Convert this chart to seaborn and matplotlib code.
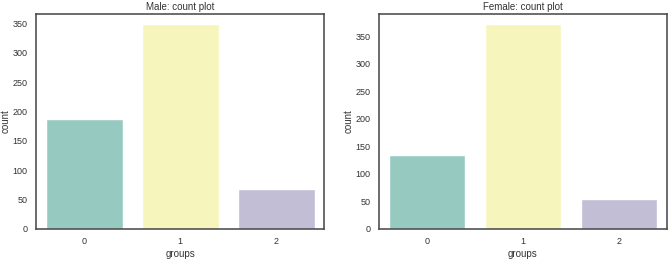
import numpy as np
import pandas as pd
import seaborn as sns
import matplotlib
matplotlib.use('Agg')
import matplotlib.pyplot as plt

groups = ['0', '1', '2']
male_counts = [188, 349, 68]
female_counts = [135, 372, 54]

sns.set_style('white')
plt.rcParams['font.family'] = ['Liberation Sans', 'DejaVu Sans']

fig, axes = plt.subplots(1, 2, figsize=(6.69, 2.59), dpi=100)
plt.subplots_adjust(left=0.054, right=0.997, top=0.946, bottom=0.116, wspace=0.19)

for ax, counts, title in zip(axes, [male_counts, female_counts],
                             ['Male: count plot', 'Female: count plot']):
    df = pd.DataFrame({'groups': groups, 'count': counts})
    sns.barplot(data=df, x='groups', y='count', hue='groups', palette='Set3',
                legend=False, ax=ax)
    ax.set_title(title, fontsize=7, pad=3, color='#333333')
    ax.set_xlabel('groups', fontsize=7, labelpad=2, color='#333333')
    ax.set_ylabel('count', fontsize=7, color='#333333')
    ax.yaxis.set_label_coords(-0.088, 0.5)
    ax.tick_params(labelsize=6.5, pad=2.5, labelcolor='#333333')
    for s in ax.spines.values():
        s.set_color('#444444')
        s.set_linewidth(1.1)

plt.savefig('out.png', dpi=100)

----

**Work to complete**
Write down every line from the opening of the listing to the line with "s.set_linewidth(1.1)", both included, and nothing else; the pictures are omitted.

**Problem solution**
Convert this chart to seaborn and matplotlib code.
import numpy as np
import pandas as pd
import seaborn as sns
import matplotlib
matplotlib.use('Agg')
import matplotlib.pyplot as plt

groups = ['0', '1', '2']
male_counts = [188, 349, 68]
female_counts = [135, 372, 54]

sns.set_style('white')
plt.rcParams['font.family'] = ['Liberation Sans', 'DejaVu Sans']

fig, axes = plt.subplots(1, 2, figsize=(6.69, 2.59), dpi=100)
plt.subplots_adjust(left=0.054, right=0.997, top=0.946, bottom=0.116, wspace=0.19)

for ax, counts, title in zip(axes, [male_counts, female_counts],
                             ['Male: count plot', 'Female: count plot']):
    df = pd.DataFrame({'groups': groups, 'count': counts})
    sns.barplot(data=df, x='groups', y='count', hue='groups', palette='Set3',
                legend=False, ax=ax)
    ax.set_title(title, fontsize=7, pad=3, color='#333333')
    ax.set_xlabel('groups', fontsize=7, labelpad=2, color='#333333')
    ax.set_ylabel('count', fontsize=7, color='#333333')
    ax.yaxis.set_label_coords(-0.088, 0.5)
    ax.tick_params(labelsize=6.5, pad=2.5, labelcolor='#333333')
    for s in ax.spines.values():
        s.set_color('#444444')
        s.set_linewidth(1.1)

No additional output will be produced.